— Work to do —
Copy exactly the lines that run from the top of the listing to the line containing "line width=0.6pt] (#1+1.3,#2+1.3)", both ends included, and omit the pictures.
BEGIN Data excerpt
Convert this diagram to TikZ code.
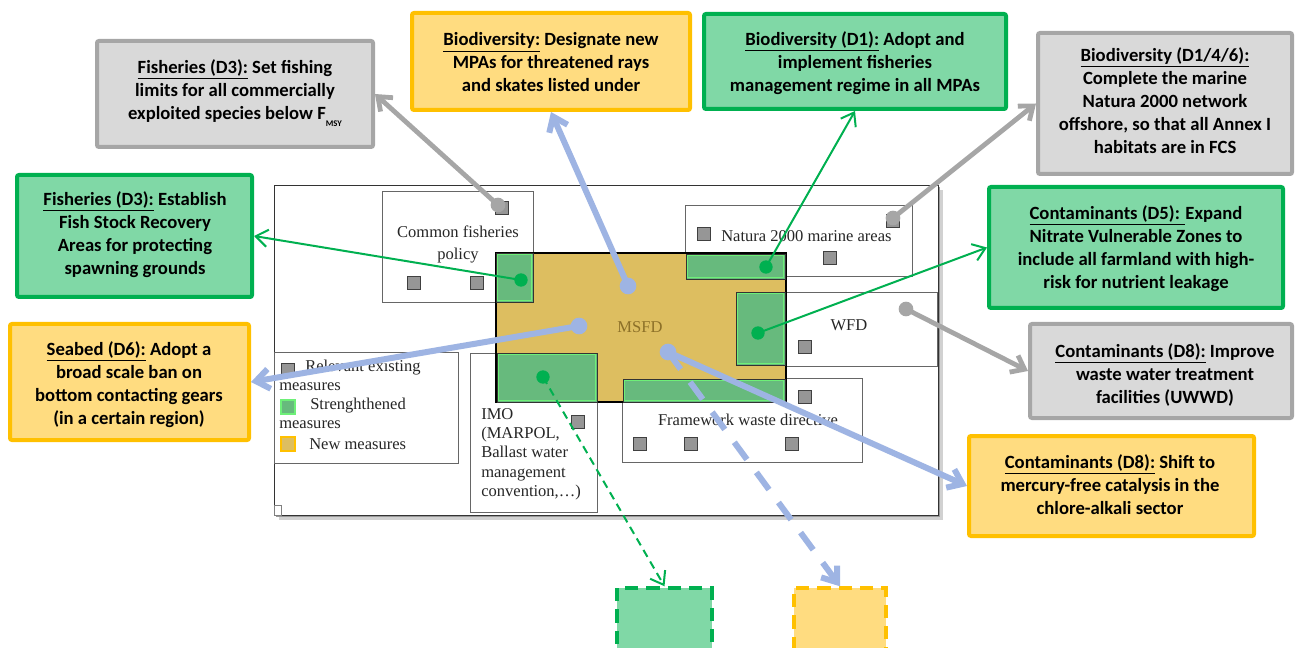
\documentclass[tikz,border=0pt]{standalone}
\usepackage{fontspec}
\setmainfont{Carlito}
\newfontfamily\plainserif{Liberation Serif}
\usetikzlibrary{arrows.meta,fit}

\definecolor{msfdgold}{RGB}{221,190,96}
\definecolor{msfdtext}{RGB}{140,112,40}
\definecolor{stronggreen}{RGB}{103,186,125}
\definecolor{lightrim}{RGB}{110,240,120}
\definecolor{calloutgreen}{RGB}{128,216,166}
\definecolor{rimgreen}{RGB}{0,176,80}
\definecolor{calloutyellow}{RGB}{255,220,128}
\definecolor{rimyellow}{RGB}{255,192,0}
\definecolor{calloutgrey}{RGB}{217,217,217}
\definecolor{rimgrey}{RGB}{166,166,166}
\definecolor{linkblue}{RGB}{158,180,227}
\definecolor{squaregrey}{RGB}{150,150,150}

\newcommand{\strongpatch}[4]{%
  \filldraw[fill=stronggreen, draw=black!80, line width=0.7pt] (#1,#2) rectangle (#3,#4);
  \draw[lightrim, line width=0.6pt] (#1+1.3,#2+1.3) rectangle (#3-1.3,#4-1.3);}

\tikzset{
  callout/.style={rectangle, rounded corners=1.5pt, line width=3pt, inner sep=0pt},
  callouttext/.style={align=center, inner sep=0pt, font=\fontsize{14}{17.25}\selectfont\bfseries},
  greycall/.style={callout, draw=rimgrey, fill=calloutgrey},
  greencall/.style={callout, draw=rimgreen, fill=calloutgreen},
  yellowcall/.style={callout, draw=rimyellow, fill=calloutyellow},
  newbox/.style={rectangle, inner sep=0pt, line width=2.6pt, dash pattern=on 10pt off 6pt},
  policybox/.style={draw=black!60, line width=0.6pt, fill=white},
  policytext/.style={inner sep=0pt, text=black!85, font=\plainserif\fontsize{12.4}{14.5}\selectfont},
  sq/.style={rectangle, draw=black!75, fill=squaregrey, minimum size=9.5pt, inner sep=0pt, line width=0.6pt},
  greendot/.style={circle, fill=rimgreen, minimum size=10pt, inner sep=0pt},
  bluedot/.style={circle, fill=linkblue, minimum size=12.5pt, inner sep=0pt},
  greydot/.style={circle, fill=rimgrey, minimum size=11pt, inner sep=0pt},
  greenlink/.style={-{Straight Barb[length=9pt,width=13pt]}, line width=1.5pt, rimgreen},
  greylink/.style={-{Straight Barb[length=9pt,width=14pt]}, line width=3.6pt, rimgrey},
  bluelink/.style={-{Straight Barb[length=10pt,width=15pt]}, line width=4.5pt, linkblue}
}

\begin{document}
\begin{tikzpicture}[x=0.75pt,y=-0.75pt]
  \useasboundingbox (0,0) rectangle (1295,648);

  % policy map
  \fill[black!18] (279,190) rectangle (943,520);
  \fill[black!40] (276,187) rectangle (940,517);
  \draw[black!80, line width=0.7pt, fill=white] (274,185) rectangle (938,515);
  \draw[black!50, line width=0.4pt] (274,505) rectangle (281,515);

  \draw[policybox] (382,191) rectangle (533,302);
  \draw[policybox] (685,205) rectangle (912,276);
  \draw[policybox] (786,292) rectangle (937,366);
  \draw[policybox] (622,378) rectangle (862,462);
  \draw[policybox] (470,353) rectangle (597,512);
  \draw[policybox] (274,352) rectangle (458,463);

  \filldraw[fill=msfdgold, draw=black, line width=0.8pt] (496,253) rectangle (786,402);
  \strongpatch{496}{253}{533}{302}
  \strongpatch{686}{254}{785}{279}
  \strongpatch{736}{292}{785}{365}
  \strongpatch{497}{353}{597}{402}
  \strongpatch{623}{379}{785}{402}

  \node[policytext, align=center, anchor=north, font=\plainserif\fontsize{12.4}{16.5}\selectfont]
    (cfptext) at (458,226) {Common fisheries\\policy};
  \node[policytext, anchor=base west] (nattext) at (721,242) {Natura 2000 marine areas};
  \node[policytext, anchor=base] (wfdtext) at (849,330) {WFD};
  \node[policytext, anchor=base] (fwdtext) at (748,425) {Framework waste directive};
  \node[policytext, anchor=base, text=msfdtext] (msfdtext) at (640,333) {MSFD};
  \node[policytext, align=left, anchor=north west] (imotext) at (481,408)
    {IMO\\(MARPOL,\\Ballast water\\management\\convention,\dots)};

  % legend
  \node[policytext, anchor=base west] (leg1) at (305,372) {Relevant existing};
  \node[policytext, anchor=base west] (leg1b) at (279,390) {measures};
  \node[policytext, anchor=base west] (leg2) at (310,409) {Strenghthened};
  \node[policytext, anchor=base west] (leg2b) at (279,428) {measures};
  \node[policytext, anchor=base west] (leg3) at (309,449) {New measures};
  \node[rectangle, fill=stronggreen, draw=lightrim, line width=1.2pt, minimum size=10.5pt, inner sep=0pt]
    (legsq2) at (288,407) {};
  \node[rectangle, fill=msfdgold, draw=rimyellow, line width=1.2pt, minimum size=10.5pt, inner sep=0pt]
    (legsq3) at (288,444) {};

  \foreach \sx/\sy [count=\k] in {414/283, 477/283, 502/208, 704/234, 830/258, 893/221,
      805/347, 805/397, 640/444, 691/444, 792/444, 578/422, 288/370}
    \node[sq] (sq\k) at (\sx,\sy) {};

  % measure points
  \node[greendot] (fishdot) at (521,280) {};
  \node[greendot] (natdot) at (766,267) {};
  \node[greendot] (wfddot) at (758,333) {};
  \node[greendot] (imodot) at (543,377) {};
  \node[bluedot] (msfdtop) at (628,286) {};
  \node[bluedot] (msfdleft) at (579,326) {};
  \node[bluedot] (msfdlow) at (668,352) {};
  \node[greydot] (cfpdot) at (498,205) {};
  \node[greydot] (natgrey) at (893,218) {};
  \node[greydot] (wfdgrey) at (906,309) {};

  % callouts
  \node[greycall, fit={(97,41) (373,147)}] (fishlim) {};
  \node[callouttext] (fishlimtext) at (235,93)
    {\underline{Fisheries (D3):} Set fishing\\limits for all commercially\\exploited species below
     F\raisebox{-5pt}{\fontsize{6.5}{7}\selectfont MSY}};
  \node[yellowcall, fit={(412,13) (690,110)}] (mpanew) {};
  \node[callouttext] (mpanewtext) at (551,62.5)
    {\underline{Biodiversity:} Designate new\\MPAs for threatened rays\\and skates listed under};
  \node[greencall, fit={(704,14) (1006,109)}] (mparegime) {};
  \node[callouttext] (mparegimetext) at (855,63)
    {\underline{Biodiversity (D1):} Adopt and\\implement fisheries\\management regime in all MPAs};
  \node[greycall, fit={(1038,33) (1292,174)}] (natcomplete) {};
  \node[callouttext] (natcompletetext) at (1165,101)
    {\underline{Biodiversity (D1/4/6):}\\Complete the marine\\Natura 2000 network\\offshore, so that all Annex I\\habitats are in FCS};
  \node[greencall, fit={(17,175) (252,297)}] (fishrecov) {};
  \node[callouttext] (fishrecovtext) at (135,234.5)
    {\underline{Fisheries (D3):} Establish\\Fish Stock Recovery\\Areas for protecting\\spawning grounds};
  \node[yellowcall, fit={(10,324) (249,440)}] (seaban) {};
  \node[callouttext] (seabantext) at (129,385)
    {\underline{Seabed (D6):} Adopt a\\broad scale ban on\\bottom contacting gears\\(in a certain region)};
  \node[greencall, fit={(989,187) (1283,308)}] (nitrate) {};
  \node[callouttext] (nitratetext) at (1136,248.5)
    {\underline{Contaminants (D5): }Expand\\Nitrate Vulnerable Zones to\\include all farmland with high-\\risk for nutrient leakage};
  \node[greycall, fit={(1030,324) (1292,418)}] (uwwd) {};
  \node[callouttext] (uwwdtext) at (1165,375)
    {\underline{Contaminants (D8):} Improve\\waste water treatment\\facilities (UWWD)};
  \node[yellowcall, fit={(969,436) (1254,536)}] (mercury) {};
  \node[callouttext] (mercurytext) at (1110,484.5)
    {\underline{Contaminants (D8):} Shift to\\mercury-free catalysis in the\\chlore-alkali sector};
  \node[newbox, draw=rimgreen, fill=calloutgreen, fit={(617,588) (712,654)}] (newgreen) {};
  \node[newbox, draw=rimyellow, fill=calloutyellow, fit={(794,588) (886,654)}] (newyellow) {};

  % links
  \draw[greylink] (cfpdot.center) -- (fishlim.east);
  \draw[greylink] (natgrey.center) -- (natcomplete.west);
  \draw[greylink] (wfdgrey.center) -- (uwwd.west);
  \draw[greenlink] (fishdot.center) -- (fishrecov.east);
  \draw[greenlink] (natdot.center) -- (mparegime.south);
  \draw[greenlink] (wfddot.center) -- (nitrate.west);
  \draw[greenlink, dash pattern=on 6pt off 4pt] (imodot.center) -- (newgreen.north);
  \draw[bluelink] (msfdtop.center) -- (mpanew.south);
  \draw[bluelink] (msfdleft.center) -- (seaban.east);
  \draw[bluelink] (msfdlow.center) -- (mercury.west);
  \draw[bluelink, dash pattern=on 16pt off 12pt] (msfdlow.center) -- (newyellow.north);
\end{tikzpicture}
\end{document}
END Data excerpt
— Exercise answer —
Convert this diagram to TikZ code.
\documentclass[tikz,border=0pt]{standalone}
\usepackage{fontspec}
\setmainfont{Carlito}
\newfontfamily\plainserif{Liberation Serif}
\usetikzlibrary{arrows.meta,fit}

\definecolor{msfdgold}{RGB}{221,190,96}
\definecolor{msfdtext}{RGB}{140,112,40}
\definecolor{stronggreen}{RGB}{103,186,125}
\definecolor{lightrim}{RGB}{110,240,120}
\definecolor{calloutgreen}{RGB}{128,216,166}
\definecolor{rimgreen}{RGB}{0,176,80}
\definecolor{calloutyellow}{RGB}{255,220,128}
\definecolor{rimyellow}{RGB}{255,192,0}
\definecolor{calloutgrey}{RGB}{217,217,217}
\definecolor{rimgrey}{RGB}{166,166,166}
\definecolor{linkblue}{RGB}{158,180,227}
\definecolor{squaregrey}{RGB}{150,150,150}

\newcommand{\strongpatch}[4]{%
  \filldraw[fill=stronggreen, draw=black!80, line width=0.7pt] (#1,#2) rectangle (#3,#4);
  \draw[lightrim, line width=0.6pt] (#1+1.3,#2+1.3) rectangle (#3-1.3,#4-1.3);}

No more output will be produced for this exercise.